Opposition leader says voters impacted by Dorian should be allowed to transfer registration by affidavit
NASSAU, BAHAMAS — Progressive Liberal Party (PLP) Leader Philip Brave Davis yesterday encouraged all eligible citizens to register to vote today, asserting all signs point to Prime Minister Dr Hubert Minnis ringing the bell for the next general election this week.
During a press conference at the PLP headquarters, Davis said: “All signs point to the bell being rung this week.
“Ballot boxes have arrived in the Family Islands, FNM (Free National Movement) signs are being moved around the country, preparations for the advanced poll are well underway, embassies abroad have been notified and the speaker of the House has pointed to Tuesday as the date Parliament will be dissolved.
“If the bell is rung on Tuesday, that leaves only tomorrow, Monday the 19th of July, to register to vote or to transfer your registration if you have moved from one constituency to another.
“I want to emphasize how critical it is that every Bahamian [has] a fair opportunity to vote, with no undue burden placed on them as they exercise this most fundamental right of citizens in a democracy.”
Davis said the prime minister has a special obligation to ensure a fair electoral and registration process.
The PLP leader was critical of the prime minister’s repeated assurance that the next general election is not due to be called until May 2022, for it to now be potentially called ten or nine months early.
He also criticized the prime minister for his failure to implement fixed election dates, a key campaign promise of the FNM that Davis said was one of many broken by the governing party.
He said: “In this campaign, he is playing games with the timing — games that are deceptive and disrespectful to voters.”
When asked about the possibility of an early election over the weekend, a date the prime minister has sole discretion over, Minnis said he “always prepares at least once year in advance” but “in the event things should change, we’re ready”.
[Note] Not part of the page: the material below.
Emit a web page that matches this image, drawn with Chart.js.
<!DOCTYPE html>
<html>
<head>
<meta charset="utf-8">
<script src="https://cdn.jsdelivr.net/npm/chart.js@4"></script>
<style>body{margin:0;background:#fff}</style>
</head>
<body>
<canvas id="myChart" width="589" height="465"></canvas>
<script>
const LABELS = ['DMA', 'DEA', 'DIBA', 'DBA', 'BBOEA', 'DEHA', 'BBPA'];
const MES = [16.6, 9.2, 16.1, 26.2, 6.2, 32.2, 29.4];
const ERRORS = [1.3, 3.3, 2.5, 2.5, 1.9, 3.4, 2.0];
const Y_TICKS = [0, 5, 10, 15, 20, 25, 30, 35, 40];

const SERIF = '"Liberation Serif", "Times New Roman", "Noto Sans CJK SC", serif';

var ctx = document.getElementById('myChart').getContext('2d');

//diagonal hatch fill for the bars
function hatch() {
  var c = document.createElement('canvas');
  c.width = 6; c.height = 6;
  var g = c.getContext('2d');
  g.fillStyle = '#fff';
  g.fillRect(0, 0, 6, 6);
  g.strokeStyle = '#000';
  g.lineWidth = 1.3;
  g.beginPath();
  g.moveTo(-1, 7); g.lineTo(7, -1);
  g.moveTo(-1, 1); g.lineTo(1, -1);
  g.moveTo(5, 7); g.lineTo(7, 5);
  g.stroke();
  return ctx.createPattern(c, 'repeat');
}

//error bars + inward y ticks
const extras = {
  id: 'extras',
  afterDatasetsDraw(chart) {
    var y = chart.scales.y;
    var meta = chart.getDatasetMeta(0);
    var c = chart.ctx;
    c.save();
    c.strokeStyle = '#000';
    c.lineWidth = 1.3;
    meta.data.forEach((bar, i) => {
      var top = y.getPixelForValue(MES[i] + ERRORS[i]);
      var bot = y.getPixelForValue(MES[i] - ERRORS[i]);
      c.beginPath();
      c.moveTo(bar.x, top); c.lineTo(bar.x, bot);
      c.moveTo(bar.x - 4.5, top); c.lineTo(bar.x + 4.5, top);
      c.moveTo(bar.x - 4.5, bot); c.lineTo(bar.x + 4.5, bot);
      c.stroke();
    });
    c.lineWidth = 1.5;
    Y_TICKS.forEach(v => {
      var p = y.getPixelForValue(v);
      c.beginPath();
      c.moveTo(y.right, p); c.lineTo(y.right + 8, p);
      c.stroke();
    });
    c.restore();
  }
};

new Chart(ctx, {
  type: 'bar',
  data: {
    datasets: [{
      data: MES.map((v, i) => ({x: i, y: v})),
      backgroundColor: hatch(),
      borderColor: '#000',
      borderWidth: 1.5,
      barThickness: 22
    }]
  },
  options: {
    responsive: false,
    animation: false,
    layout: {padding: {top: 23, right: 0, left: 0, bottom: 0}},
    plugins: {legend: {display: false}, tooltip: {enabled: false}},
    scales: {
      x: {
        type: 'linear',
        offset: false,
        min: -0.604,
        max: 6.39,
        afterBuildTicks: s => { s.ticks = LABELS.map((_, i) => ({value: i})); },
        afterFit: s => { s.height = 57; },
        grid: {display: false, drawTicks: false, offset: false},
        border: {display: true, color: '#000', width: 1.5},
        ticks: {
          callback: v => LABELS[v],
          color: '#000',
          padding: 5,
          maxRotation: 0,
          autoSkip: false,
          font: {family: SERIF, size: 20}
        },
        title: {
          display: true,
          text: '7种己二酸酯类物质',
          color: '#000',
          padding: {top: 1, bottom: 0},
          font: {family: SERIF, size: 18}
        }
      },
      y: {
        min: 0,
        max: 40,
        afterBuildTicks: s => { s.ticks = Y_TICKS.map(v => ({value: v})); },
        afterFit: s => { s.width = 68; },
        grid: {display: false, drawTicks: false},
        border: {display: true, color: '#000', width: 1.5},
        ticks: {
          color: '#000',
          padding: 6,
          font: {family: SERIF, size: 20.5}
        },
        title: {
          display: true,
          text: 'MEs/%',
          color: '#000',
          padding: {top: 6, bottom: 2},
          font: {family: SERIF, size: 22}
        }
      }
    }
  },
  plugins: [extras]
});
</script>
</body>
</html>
According to Davis, the FNM has spent significant time, energy and funds promoting itself through propaganda, but only a fraction of that has gone into providing Bahamians with the necessary information about the registration process.
“Third, because of the stalled reconstruction after Dorian and because of the unemployment crisis, we have a very large number of voters who have changed constituencies, in many cases moving from one island to another,” Davis said.
“Many people have moved in with family or friends as rent or mortgages became impossible to afford without steady employment.
“In many of these cases, the voter does not have a utility bill or a lease in their name.
“They must be allowed to transfer their registration by swearing an affidavit that they reside at a particular address.
“New voters are able to register with an affidavit; voters who have moved should be granted the same ability to register at their new address.”
Davis called on the parliamentary commissioner to ensure everyone who wishes to register can do so without any “unjustifiable difficulty”.
As of June 30, there were over 191,000 people registered, including 30,511 on Grand Bahama and 28,181 on the Family Islands.
There have been more than 16,000 new registrants since the last general election.
There were 181,000 registered voters in the 2017 General Election, with a voter turnout of around 88 percent.